Play with the seat adjustments. Go for rides with with the wrenches for both your seatpin (to adjust height) and the seatpost clamp. Seat tilt can make a huge difference, especially lowering the seat nose. (Two tricks: 1) put a piece of tape 1/4" or 1/2 cm above the top of the seat tube so you can return to where you started. Mark the seat rail with a magic marker at the clamp edge, 2) Get a 2-bolt seatpost. Those make dialing in the tilt easy. Back off the rear bolt. Tweak the front bolt (say) 1/4 turn tighter. Tighten the rear. You can do the opposite and be exactly back to where you started every time.)

You may find that you need to have a real nose down position to keep your perenium happy. Not ideal. That will put more weight on your hands and perhaps require putting in research on how to minimize hand issues. If you post a picture with that nose down setup, I promise you that more than a few here will tell you how wrong your setup is. (It's a trade-off. Crotch comfort and a sex life with possible hand/sliding forward issues and forum disapproval vs what you are seeing now.)

You may not be able to make this seat work. But this effort will educate you to what is better or worse for you and help you pick another seat that will do better. If you were here in the States, I'd say run to the nearest bike shop and try seats but you have pointed out that isn't so easy for you.

2-bolt seatposts - two very good ones by reputable companies are the Nitto and the Thompson. Nitto makes one with normal setback and one with more setback. (Setback is the distance from the center of the rail clamp of the post to the centerline of the post/seat tube. 2 cm is "normal" and what you will see on almost every bike photo of 3 decades ago.) The seatpost diameter will be stamped on the shaft of your post, hidden by the seat tube. If not, use calipers.
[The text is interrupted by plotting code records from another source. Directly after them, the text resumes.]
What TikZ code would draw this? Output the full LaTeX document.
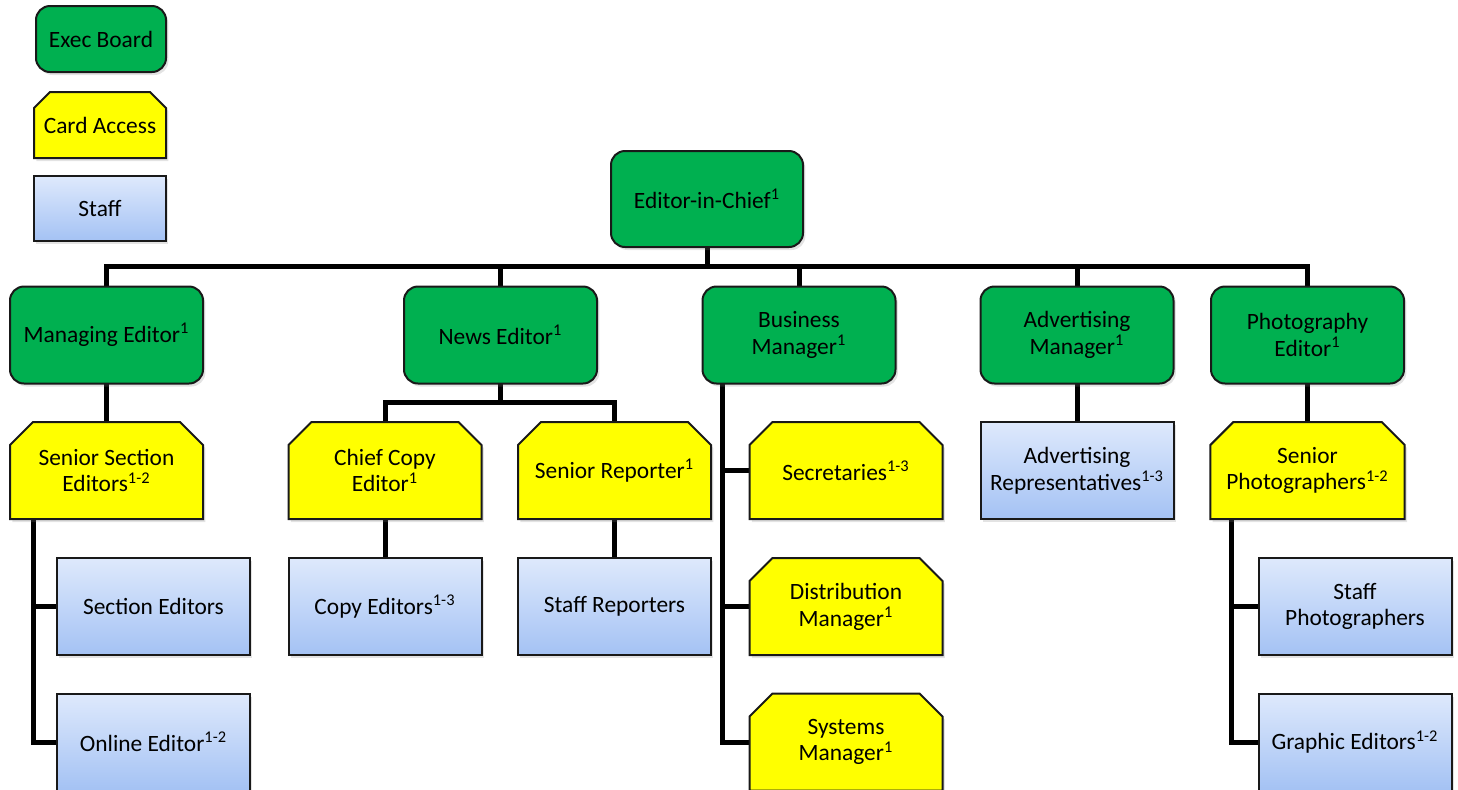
\documentclass[tikz,border=0pt]{standalone}
\usepackage{fontspec}
\setmainfont{Carlito}
\usetikzlibrary{shapes.misc,shadows,backgrounds,calc}
\definecolor{execgreen}{RGB}{0,176,80}
\definecolor{cardyellow}{RGB}{255,255,0}
\definecolor{stafftop}{RGB}{222,233,252}
\definecolor{staffbot}{RGB}{164,194,244}
\definecolor{edge}{RGB}{25,25,25}
\newcommand{\supx}[1]{\textsuperscript{#1}}
\tikzset{
  box/.style={draw=edge, line width=1pt, minimum width=96.5pt, minimum height=48.5pt,
    inner sep=2pt, align=center, font=\fontsize{11.7pt}{13.4pt}\selectfont,
    drop shadow={shadow xshift=1.2pt, shadow yshift=-1.5pt, opacity=0.22}},
  execbox/.style={box, rounded corners=7pt, fill=execgreen},
  cardbox/.style={box, chamfered rectangle, chamfered rectangle corners={north west,north east},
    chamfered rectangle xsep=6pt, chamfered rectangle ysep=5.5pt, fill=cardyellow},
  staffbox/.style={box, rectangle, top color=stafftop, bottom color=staffbot},
  conn/.style={line width=2.5pt, black, line cap=rect},
}
\begin{document}
\begin{tikzpicture}[x=0.5pt, y=-0.5pt]
\path[use as bounding box, clip] (0,0) rectangle (1458,789);
% legend
\node[execbox, minimum width=65pt, minimum height=33pt] (lgexec) at (101,39) {Exec Board};
\node[cardbox, minimum width=66pt, minimum height=33pt] (lgcard) at (100,125) {\makebox[0pt]{Card Access}};
\node[staffbox, minimum width=66pt, minimum height=32.5pt] (lgstaff) at (100,208.5) {Staff};
% top
\node[execbox, minimum width=96pt, minimum height=48pt] (eic) at (707,199) {Editor-in-Chief\supx{1}};
% level 2
\node[execbox] (me) at (106.5,335) {Managing Editor\supx{1}};
\node[execbox] (ne) at (500.5,335) {News Editor\supx{1}};
\node[execbox] (bm) at (799,335) {Business\\Manager\supx{1}};
\node[execbox] (am) at (1077,335) {Advertising\\Manager\supx{1}};
\node[execbox] (pe) at (1307.5,335) {Photography\\Editor\supx{1}};
% level 3
\node[cardbox] (sse) at (106.5,470.5) {Senior Section\\Editors\supx{1-2}};
\node[cardbox] (cce) at (385,470.5) {Chief Copy\\Editor\supx{1}};
\node[cardbox] (sr) at (614.5,470.5) {Senior Reporter\supx{1}};
\node[cardbox] (sec) at (846,470.5) {Secretaries\supx{1-3}};
\node[staffbox] (ar) at (1077,470.5) {Advertising\\Representatives\supx{1-3}};
\node[cardbox] (sph) at (1307.5,470.5) {Senior\\Photographers\supx{1-2}};
% level 4
\node[staffbox] (se) at (153.5,606.5) {Section Editors};
\node[staffbox] (ce) at (385,606.5) {Copy Editors\supx{1-3}};
\node[staffbox] (srp) at (614.5,606.5) {Staff Reporters};
\node[cardbox] (dm) at (846,606.5) {Distribution\\Manager\supx{1}};
\node[staffbox] (stp) at (1355,606.5) {Staff\\Photographers};
% level 5
\node[staffbox] (oe) at (153.5,742) {Online Editor\supx{1-2}};
\node[cardbox] (sm) at (846,742) {Systems\\Manager\supx{1}};
\node[staffbox] (ge) at (1355,742) {Graphic Editors\supx{1-2}};
% connector junctions
\coordinate (bus) at (707,266);
\coordinate (nbus) at (500.5,402);
\coordinate (ssebus) at (33,519);
\coordinate (bmbus) at (722,383);
\coordinate (sphbus) at (1231,519);
\begin{scope}[on background layer]
\draw[conn] (eic.south) -- (bus);
\draw[conn] (me.north) |- (bus) -| (pe.north);
\draw[conn] (ne.north) -- (ne.north |- bus);
\draw[conn] (bm.north) -- (bm.north |- bus);
\draw[conn] (am.north) -- (am.north |- bus);
\draw[conn] (me.south) -- (sse.north);
\draw[conn] (ssebus) |- (se.west);
\draw[conn] (ssebus) |- (oe.west);
\draw[conn] (ne.south) -- (nbus);
\draw[conn] (cce.north) |- (nbus) -| (sr.north);
\draw[conn] (cce.south) -- (ce.north);
\draw[conn] (sr.south) -- (srp.north);
\draw[conn] (bmbus) |- (sec.west);
\draw[conn] (bmbus) |- (dm.west);
\draw[conn] (bmbus) |- (sm.west);
\draw[conn] (am.south) -- (ar.north);
\draw[conn] (pe.south) -- (sph.north);
\draw[conn] (sphbus) |- (stp.west);
\draw[conn] (sphbus) |- (ge.west);
\end{scope}
\end{tikzpicture}
\end{document}
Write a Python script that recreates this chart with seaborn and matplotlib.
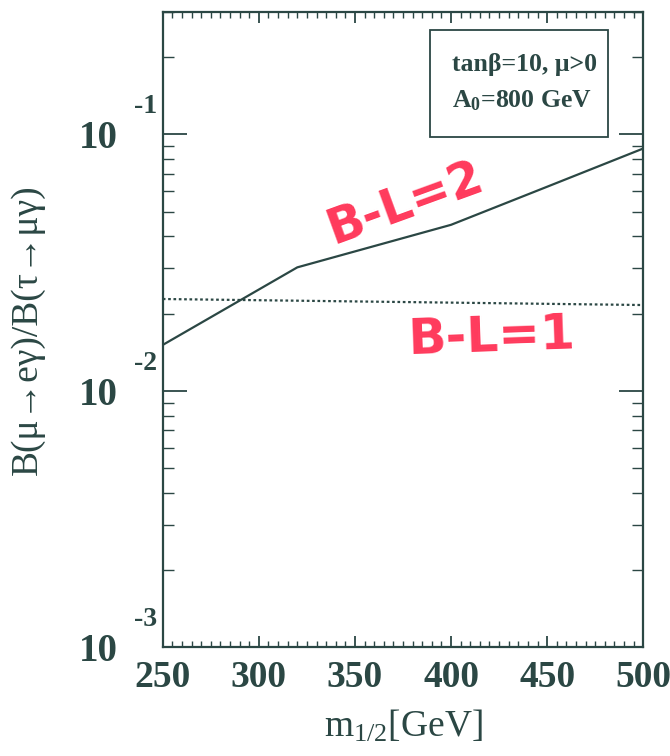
import numpy as np
import pandas as pd
import seaborn as sns
import matplotlib
matplotlib.use("Agg")
import matplotlib.pyplot as plt
import matplotlib.ticker as mticker
import matplotlib.transforms as mtrans
from matplotlib.patches import Rectangle

m_half_bl2 = [250, 320, 400, 450, 500]
ratio_bl2 = [0.0151, 0.0303, 0.0444, 0.0625, 0.0881]
m_half_bl1 = [250, 500]
ratio_bl1 = [0.0228, 0.0216]
x_ticks = [250, 300, 350, 400, 450, 500]
y_decades = [1e-3, 1e-2, 1e-1]
y_exponents = ["-3", "-2", "-1"]

ink = "#2b4744"
red = "#ff3a5c"

sns.set_theme(style="ticks")
plt.rcParams["font.family"] = ["Liberation Serif", "DejaVu Serif"]
plt.rcParams["mathtext.fontset"] = "custom"
plt.rcParams["mathtext.rm"] = "Liberation Serif"
plt.rcParams["mathtext.it"] = "Liberation Serif"
plt.rcParams["mathtext.bf"] = "Liberation Serif:bold"

df2 = pd.DataFrame({"m": m_half_bl2, "r": ratio_bl2})
df1 = pd.DataFrame({"m": m_half_bl1, "r": ratio_bl1})

fig = plt.figure(figsize=(6.7, 7.56), dpi=100)
ax = fig.add_axes([0.243, 0.144, 0.717, 0.84])

sns.lineplot(data=df2, x="m", y="r", ax=ax, color=ink, lw=1.6)
sns.lineplot(data=df1, x="m", y="r", ax=ax, color=ink, lw=1.6, linestyle=(0, (1.2, 1.2)))

ax.set_yscale("log")
ax.set_xlim(250, 500)
ax.set_ylim(1e-3, 0.3)

for s in ax.spines.values():
    s.set_color(ink)
    s.set_linewidth(1.6)

ax.set_xticks(x_ticks)
ax.xaxis.set_minor_locator(mticker.MultipleLocator(5))
ax.set_xticklabels([str(v) for v in x_ticks], fontsize=27, fontweight="bold", color=ink)
ax.yaxis.set_major_locator(mticker.FixedLocator(y_decades))
ax.yaxis.set_minor_locator(mticker.LogLocator(base=10, subs=np.arange(2, 10)))
ax.yaxis.set_minor_formatter(mticker.NullFormatter())
ax.set_yticklabels(["10"] * len(y_decades), fontsize=28, fontweight="bold", color=ink)

ax.tick_params(axis="x", which="major", direction="in", length=8, width=1.3, color=ink,
               top=True, pad=9)
ax.tick_params(axis="x", which="minor", direction="in", length=4, width=1.0, color=ink, top=True)
ax.tick_params(axis="y", which="major", direction="in", length=17, width=1.3, color=ink,
               right=True, pad=32)
ax.tick_params(axis="y", which="minor", direction="in", length=8, width=1.0, color=ink, right=True)

# raised exponents beside the "10" labels
shift = mtrans.ScaledTranslation(0, 0.15, fig.dpi_scale_trans)
trans = mtrans.blended_transform_factory(ax.transAxes, ax.transData) + shift
for yv, ex in zip(y_decades, y_exponents):
    ax.text(-0.012, yv, ex, transform=trans, fontsize=20, fontweight="bold", color=ink,
            ha="right", va="bottom")

ax.set_xlabel(r"m$_{1/2}$[GeV]", fontsize=27, color=ink, labelpad=10)
ax.set_ylabel("B(μ→eγ)/B(τ→μγ)", fontsize=27, color=ink)
ax.yaxis.set_label_coords(-0.246, 0.5)

ax.add_patch(Rectangle((0.556, 0.803), 0.371, 0.169, transform=ax.transAxes,
                       fill=False, ec=ink, lw=1.3))
ax.text(0.602, 0.917, "tanβ=10, μ>0", transform=ax.transAxes, ha="left", va="center",
        fontsize=18.5, fontweight="bold", color=ink)
ax.text(0.602, 0.861, r"A$_\mathbf{0}$=800 GeV", transform=ax.transAxes, ha="left",
        va="center", fontsize=18.5, fontweight="bold", color=ink)

ax.text(0.504, 0.70, "B-L=2", transform=ax.transAxes, ha="center", va="center",
        fontsize=35, fontweight="bold", color=red, rotation=20,
        fontfamily=["DejaVu Sans"])
ax.text(0.685, 0.488, "B-L=1", transform=ax.transAxes, ha="center", va="center",
        fontsize=36, fontweight="bold", color=red, rotation=2,
        fontfamily=["DejaVu Sans"])

fig.savefig("out.png", dpi=100)
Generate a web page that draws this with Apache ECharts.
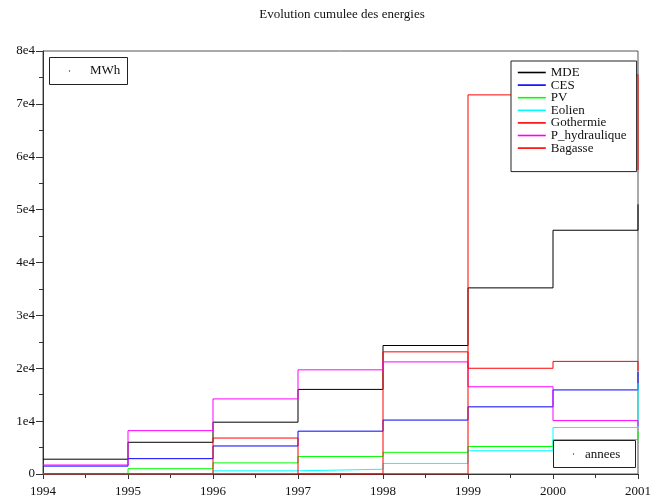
<!DOCTYPE html>
<html>
<head>
<meta charset="utf-8">
<script src="https://cdn.jsdelivr.net/npm/echarts@6/dist/echarts.min.js"></script>
<style>
html,body{margin:0;padding:0;background:#fff;overflow:hidden;}
#c{width:654px;height:502px;}
</style>
</head>
<body>
<div id="c"></div>
<script>
var years = [1994, 1995, 1996, 1997, 1998, 1999, 2000, 2001];
var seriesNames = ['MDE', 'CES', 'PV', 'Eolien', 'Gothermie', 'P_hydraulique', 'Bagasse'];
var MDE = [2800, 6000, 9800, 16000, 24300, 35200, 46100, 51000];
var CES = [1500, 2900, 5300, 8100, 10200, 12700, 15900, 19300];
var PV = [100, 1000, 2100, 3300, 4100, 5200, 6500, 8000];
var Eolien = [0, 0, 600, 900, 2000, 4400, 8800, 17200];
var Gothermie = [0, 0, 6800, 0, 23100, 20000, 21300, 19500];
var P_hydraulique = [1700, 8200, 14200, 19700, 21200, 16500, 10100, 9000];
var Bagasse = [0, 0, 0, 0, 0, 71700, 75500, 57500];
var yTicks = ['0', '1e4', '2e4', '3e4', '4e4', '5e4', '6e4', '7e4', '8e4'];
var xTicks = ['1994', '1995', '1996', '1997', '1998', '1999', '2000', '2001'];

var values = [MDE, CES, PV, Eolien, Gothermie, P_hydraulique, Bagasse];
var colors = ['#000000', '#0000ff', '#00ff00', '#00ffff', '#ff0000', '#ff00ff', '#ff0000'];
var font = 'Liberation Serif, Times New Roman, serif';

var series = seriesNames.map(function (n, i) {
  return {
    name: n,
    type: 'line',
    step: 'end',
    symbol: 'none',
    animation: false,
    lineStyle: { color: colors[i], width: 1 },
    itemStyle: { color: colors[i] },
    data: years.map(function (y, j) { return [y, values[i][j]]; })
  };
});

var chart = echarts.init(document.getElementById('c'), null, { renderer: 'canvas', width: 654, height: 502 });
chart.setOption({
  backgroundColor: '#ffffff',
  animation: false,
  grid: {
    left: 43, right: 13, top: 51, bottom: 28,
    show: true, borderColor: '#555', borderWidth: 1, backgroundColor: 'transparent'
  },
  legend: {
    data: seriesNames,
    orient: 'vertical',
    left: 511, top: 61,
    itemWidth: 28, itemHeight: 12, itemGap: -0.4,
    itemTextGap: 7,
    padding: [5, 10, 17, 6],
    borderColor: '#222', borderWidth: 1,
    backgroundColor: '#fff',
    itemStyle: { opacity: 0 },
    lineStyle: { width: 1.6 },
    textStyle: { fontFamily: font, fontSize: 13, color: '#111', lineHeight: 12 },
    selectedMode: false
  },
  xAxis: {
    type: 'value', min: 1994, max: 2001, interval: 1,
    axisLine: { lineStyle: { color: '#333', width: 1 } },
    axisTick: { show: true, length: 5, lineStyle: { color: '#333' } },
    minorTick: { show: true, splitNumber: 2, length: 4, lineStyle: { color: '#333' } },
    splitLine: { show: false },
    axisLabel: {
      margin: 11, fontFamily: font, fontSize: 13, color: '#111',
      formatter: function (v) { return xTicks[Math.round(v - 1994)]; }
    }
  },
  yAxis: {
    type: 'value', min: 0, max: 80000, interval: 10000,
    axisLine: { show: true, lineStyle: { color: '#333', width: 1 } },
    axisTick: { show: true, length: 7, lineStyle: { color: '#333' } },
    minorTick: { show: true, splitNumber: 2, length: 4, lineStyle: { color: '#333' } },
    splitLine: { show: false },
    axisLabel: {
      margin: 8, fontFamily: font, fontSize: 13, color: '#111',
      formatter: function (v) { return yTicks[Math.round(v / 10000)]; }
    }
  },
  graphic: [
    { type: 'text', x: 342, y: 15, style: { text: 'Evolution cumulee des energies', fontFamily: font, fontSize: 13, fill: '#111', align: 'center', verticalAlign: 'middle' }, z: 101 },
    { type: 'rect', shape: { x: 49.5, y: 57.5, width: 78, height: 27 }, style: { fill: '#fff', stroke: '#222', lineWidth: 1 }, z: 100 },
    { type: 'circle', shape: { cx: 69.5, cy: 71, r: 0.7 }, style: { fill: '#333' }, z: 101 },
    { type: 'text', x: 90, y: 71, style: { text: 'MWh', fontFamily: font, fontSize: 13, fill: '#111', verticalAlign: 'middle' }, z: 101 },
    { type: 'rect', shape: { x: 553.5, y: 440.5, width: 82, height: 27 }, style: { fill: '#fff', stroke: '#222', lineWidth: 1 }, z: 100 },
    { type: 'circle', shape: { cx: 573.5, cy: 454, r: 0.7 }, style: { fill: '#333' }, z: 101 },
    { type: 'text', x: 585, y: 455, style: { text: 'annees', fontFamily: font, fontSize: 13, fill: '#111', verticalAlign: 'middle' }, z: 101 }
  ],
  series: series
});
</script>
</body>
</html>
Look for a post with the same diameter (important!). For setback. look at what you have. Measure it. Also note if your seat is at the limit of the rails (pushed all the way back or forward). If it is, consider a post with (say) a cm more or less setback to get your current position and leave room to tweak in both directions. I'd also inquire whether the model that looks right is suitable for your weight. Both Nitto and Thompson are solid, reputable companies. Getting that answer shouldn't be difficult.

As I said, I am not a clyde. But I do ride a nose down seat and have for decades. I consider seat type and position the most critical fit issue on a bike. I've had to do real tweaking with my handlebars and brake levers to keep my hands happy but is it worth it to ride in complete comfort and feel perfect "down there" when I step off the bike. (I ride with my handlebars far lower than you as I am an ex-racer who is also light, skinny and long. A very poor combo in headwinds!)

And last - you probably already know this but the seats with cutouts or grooves can be a godsend to those of us with perenium issues. I stopped being able to ride my old racing seats as I approached your age. My first grooved seat was a revelation. Since then, my favorite (on 4 of my 5 bikes) has a cutout. 5th is grooved.